# E&M codes with Radiology codes



## allyssa.kittle@va.gov (Aug 31, 2011)

I am receiving claims for Breast ultrasounds and MRI's for example with E&M codes attached.  I was told that this is to cover the physicians work to find the lump or area being xrayed.  At one coding seminar I had asked if this was appropriate.  I was told this was an inclusive part of the radiology.  Can anyone verify which way is appropriate?


----------



## jgf-CPC (Aug 31, 2011)

Look at this link and see if it helps!

http://www.iwcc.il.gov/CHAP9final.pdf


----------



## GaPeach77 (Aug 31, 2011)

The physician has to exam the patient first which the E/M codes cover. Radiology codes for ultrasounds and MRI's do not include RVU's for the actually examiniation. The E/M code should be modified with a 25 modifier.

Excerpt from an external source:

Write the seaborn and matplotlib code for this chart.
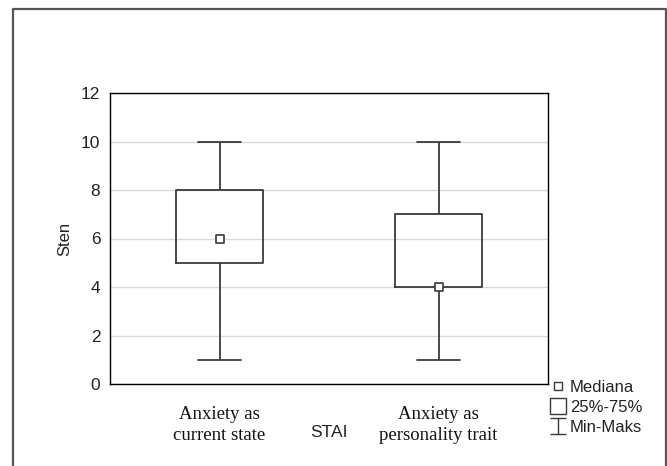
import numpy as np
import pandas as pd
import seaborn as sns
import matplotlib.pyplot as plt
from matplotlib.lines import Line2D
from matplotlib.path import Path

categories = ["Anxiety as\ncurrent state", "Anxiety as\npersonality trait"]
minimum = [1, 1]
q1 = [5, 4]
median = [6, 4]
q3 = [8, 7]
maximum = [10, 10]
yticks = [0, 2, 4, 6, 8, 10, 12]
legend_labels = ["Mediana", "25%-75%", "Min-Maks"]

# five-number data: with 5 points, percentiles 0/25/50/75/100 hit these exactly
rows = []
for c, a, b, m, d, e in zip(categories, minimum, q1, median, q3, maximum):
    for v in (a, b, m, d, e):
        rows.append({"group": c, "Sten": v})
df = pd.DataFrame(rows)
med_df = pd.DataFrame({"group": categories, "Sten": median})

sns.set_theme(style="white")
plt.rcParams['font.family'] = ['Liberation Sans', 'DejaVu Sans']

fig = plt.figure(figsize=(6.67, 4.66), dpi=100)
ax = fig.add_axes([110 / 667, 1 - 384 / 466, 438 / 667, 291 / 466])

line_c = '#3a3a3a'
sns.boxplot(data=df, x="group", y="Sten", whis=(0, 100), width=0.4,
            fill=False, color=line_c, linewidth=1.3,
            medianprops=dict(visible=False), ax=ax)
sns.scatterplot(data=med_df, x="group", y="Sten", marker='s', s=34,
                facecolor='white', edgecolor=line_c, linewidth=1.2,
                zorder=5, ax=ax, legend=False)

ax.set_xlim(-0.5, 1.5)
ax.set_ylim(0, 12)
ax.set_yticks(yticks)
ax.yaxis.grid(True, color='#d9d9d9', lw=1)
ax.xaxis.grid(False)
ax.set_axisbelow(True)
for s in ax.spines.values():
    s.set_visible(True)
    s.set_color('black')
    s.set_linewidth(1)

ax.tick_params(axis='y', length=0, pad=7, labelsize=12.5, labelcolor='#222222')
ax.tick_params(axis='x', direction='in', length=3, width=0.8, pad=16,
               labelsize=13.5, labelcolor='#111111')
for lab in ax.get_xticklabels():
    lab.set_fontfamily(['Liberation Serif', 'DejaVu Serif'])
    lab.set_linespacing(1.3)

ax.set_xlabel("STAI", fontsize=12.5, color='#222222')
ax.xaxis.set_label_coords(0.5, -0.165)
ax.xaxis.label.set_va('center')
ax.set_ylabel("Sten", fontsize=12, color='#222222')
ax.yaxis.set_label_coords(-0.103, 0.5)
ax.yaxis.label.set_va('center')

# legend
ipath = Path([(-1, 1), (1, 1), (0, 1), (0, -1), (-1, -1), (1, -1)],
             [Path.MOVETO, Path.LINETO, Path.MOVETO, Path.LINETO,
              Path.MOVETO, Path.LINETO])
handles = [
    Line2D([], [], marker='s', ls='none', markersize=6, mfc='white',
           mec=line_c, mew=1.0),
    Line2D([], [], marker='s', ls='none', markersize=11, mfc='white',
           mec=line_c, mew=1.0),
    Line2D([], [], marker=ipath, ls='none', markersize=11, mfc='none',
           mec=line_c, mew=1.0),
]
fig.legend(handles, legend_labels, loc='upper left',
           bbox_to_anchor=(550 / 667, 1 - 380 / 466), frameon=False,
           handlelength=0.9, handletextpad=0.3, labelspacing=0.3,
           fontsize=12, borderpad=0, borderaxespad=0, labelcolor='#222222')

# outer frame
fig.add_artist(Line2D([13.5 / 667, 13.5 / 667, 665.5 / 667, 665.5 / 667],
                      [0, 1 - 9 / 466, 1 - 9 / 466, 0],
                      transform=fig.transFigure, color='#555555', lw=1.6))

fig.savefig("out.png", dpi=100)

A physician cannot come to the decision that a patient needs a MRI/Ultrasound, etc without first examining the patient, therefore they should be reimbursed for both. Good Luck!

Simone


----------



## jgf-CPC (Aug 31, 2011)

So they are not being referred to radiology with an order from a referring physician? The Dx given is from where they already had an E&M and a reason for the procedure. Even if our Rad Dr. sees the patient during the exam here and they order another procedure an E&M is not charged.


----------



## donnajrichmond (Aug 31, 2011)

I agree with Jackie.  If this is in a radiology department or imaging center, the radiologist generally will not bill for an E & M service.


----------